Thursday, May 5, 2016

James W. Cortada's "All the Facts"

James W. Cortada is the author of over two-dozen books on the history and use of information and computing in American society, including The Digital Flood: The Diffusion of Information Technology Across the U.S., Europe, and Asia. He is a Senior Research Fellow at the Charles Babbage Institute, University of Minnesota.

Cortada applied the “Page 99 Test” to his new book, All the Facts: A History of Information in the United States since 1870, and reported the following:
Page 99 perfectly illustrates what this book is about. On that page you find out quickly that big companies could only be large if they could collect and share information across the organization to control operations. On this page, we learn that accounting—the language of business—becomes a big deal in the late 1800s and across the entire twentieth century. We are introduced to the kind of information needed for the first time by manufacturing companies, insurance firms, and other types of enterprises.
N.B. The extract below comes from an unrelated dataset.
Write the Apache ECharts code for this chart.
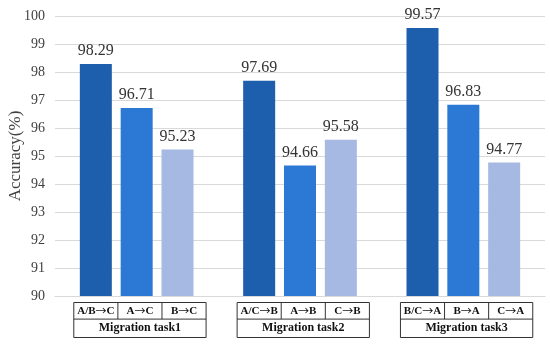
<!DOCTYPE html>
<html>
<head>
<meta charset="utf-8">
<script src="https://cdn.jsdelivr.net/npm/echarts@6/dist/echarts.min.js"></script>
<style>html,body{margin:0;padding:0;background:#fff}#c{width:550px;height:346px}</style>
</head>
<body>
<div id="c"></div>
<script>
var groupNames = ['Migration task1', 'Migration task2', 'Migration task3'];
var subLabels1 = ['A/B→C', 'A→C', 'B→C'];
var subLabels2 = ['A/C→B', 'A→B', 'C→B'];
var subLabels3 = ['B/C→A', 'B→A', 'C→A'];
var values1 = [98.29, 96.71, 95.23];
var values2 = [97.69, 94.66, 95.58];
var values3 = [99.57, 96.83, 94.77];
var yTicks = [90, 91, 92, 93, 94, 95, 96, 97, 98, 99, 100];

var colors = ['#1d5ead', '#2b79d4', '#a5b9e2'];
var FONT = '"Liberation Serif", "Times New Roman", serif';

var subs = [subLabels1, subLabels2, subLabels3];
var vals = [values1, values2, values3];
var categories = [''];
var data = [null];
for (var g = 0; g < 3; g++) {
  for (var i = 0; i < 3; i++) {
    categories.push(subs[g][i]);
    data.push({value: vals[g][i], itemStyle: {color: colors[i]}});
  }
  categories.push('');
  data.push(null);
}

var chart = echarts.init(document.getElementById('c'), null, {renderer: 'canvas'});
chart.setOption({
  animation: false,
  grid: {left: 55, right: 5, top: 16, bottom: 50, outerBoundsMode: 'none', containLabel: false},
  xAxis: {
    type: 'category',
    data: categories,
    boundaryGap: false,
    axisLine: {show: true, lineStyle: {color: '#d9d9d9'}},
    axisTick: {show: false},
    axisLabel: {show: false},
    splitLine: {show: false}
  },
  yAxis: {
    type: 'value',
    min: yTicks[0],
    max: yTicks[yTicks.length - 1],
    interval: 1,
    name: 'Accuracy(%)',
    nameLocation: 'middle',
    nameMoveOverlap: false,
    nameGap: 31,
    nameTextStyle: {fontFamily: FONT, fontSize: 17, color: '#404040'},
    axisLine: {show: false},
    axisTick: {show: false},
    axisLabel: {fontFamily: FONT, fontSize: 14, color: '#404040', margin: 10},
    splitLine: {lineStyle: {color: '#d9d9d9'}}
  },
  series: [{
    type: 'bar',
    data: data,
    barWidth: 32,
    label: {
      show: true,
      position: 'top',
      distance: 5,
      fontFamily: FONT,
      fontSize: 16,
      color: '#333'
    }
  }]
});

function richArrow(s) {
  return s.split('→').map(function (p) { return '{t|' + p + '}'; }).join('{a|→}');
}

function drawBoxes() {
  var els = [];
  var slot = chart.convertToPixel({xAxisIndex: 0}, 2) - chart.convertToPixel({xAxisIndex: 0}, 1);
  var axisY = chart.convertToPixel({yAxisIndex: 0}, yTicks[0]);
  var cellW = slot * 1.08;
  var top = axisY + 6.5, h1 = 16.6, h2 = 18.4;
  for (var g = 0; g < 3; g++) {
    var centers = [];
    for (var i = 0; i < 3; i++) centers.push(chart.convertToPixel({xAxisIndex: 0}, 1 + g * 4 + i));
    var left = centers[0] - cellW / 2;
    var width = cellW * 3;
    els.push({type: 'rect', shape: {x: left, y: top, width: width, height: h1 + h2},
      style: {fill: '#fff', stroke: '#333', lineWidth: 1}});
    els.push({type: 'line', shape: {x1: left, y1: top + h1, x2: left + width, y2: top + h1},
      style: {stroke: '#333', lineWidth: 1}});
    for (var i = 1; i < 3; i++) {
      var xx = left + cellW * i;
      els.push({type: 'line', shape: {x1: xx, y1: top, x2: xx, y2: top + h1},
        style: {stroke: '#333', lineWidth: 1}});
    }
    for (var i = 0; i < 3; i++) {
      els.push({type: 'text', x: left + cellW * (i + 0.5), y: top + h1 / 2,
        style: {text: richArrow(subs[g][i]), align: 'center', verticalAlign: 'middle',
          rich: {
            t: {fontFamily: FONT, fontSize: 11, fontWeight: 'bold', fill: '#111', color: '#111'},
            a: {fontFamily: '"Noto Sans CJK SC"', fontSize: 11, fontWeight: 'normal', fill: '#111', color: '#111'}
          }}});
    }
    els.push({type: 'text', x: left + width / 2, y: top + h1 + h2 / 2,
      style: {text: groupNames[g], fontFamily: FONT, fontSize: 12, fontWeight: 'bold', fill: '#111',
        align: 'center', verticalAlign: 'middle'}});
  }
  chart.setOption({graphic: els});
}
drawBoxes();
</script>
</body>
</html>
The book is about an even bigger story: how Americans used greater amounts of information after the American Civil War (1861-65) than ever before in all aspects of their lives: work, play, raising kids, religion, politics, hobbies, and vacations. I argue that they could do this more than in most countries because it seemed almost everyone learned how to read, beginning in the 1700s, except slaves and Indians. Americans created a strong economy that made collecting, storing, and using information affordable. The Constitution made the movement of information legal, such as your point of view in a newspaper or book. The U.S. Post Office was everywhere delivering letters, newspapers, magazines, and books since the 1790s. Americans invented new ways to collect and move around information, including the telephone, typewriter, adding and calculating machines, television, PCs, smart phones, and computers. Other countries dabbled with these, but Americans went over the top sooner in using every new form of info-technology.

My book tells the story of how that all happened. I found it amazing that everyone seemed involved, including kids as young as 2 years old with their favorite websites, Cub Scouts with their manuals, women with their cookbooks and others about how to raise babies, sailors with 800-page “how to be a sailor” type books, and so it goes on. The topic goes into every corner of American life.

But I wrote this book so that you can read it in pieces—no law says you have to go cover-to-cover. I don’t even do that with other people’s books. I wrote it so that it would also be a good read. Enjoy!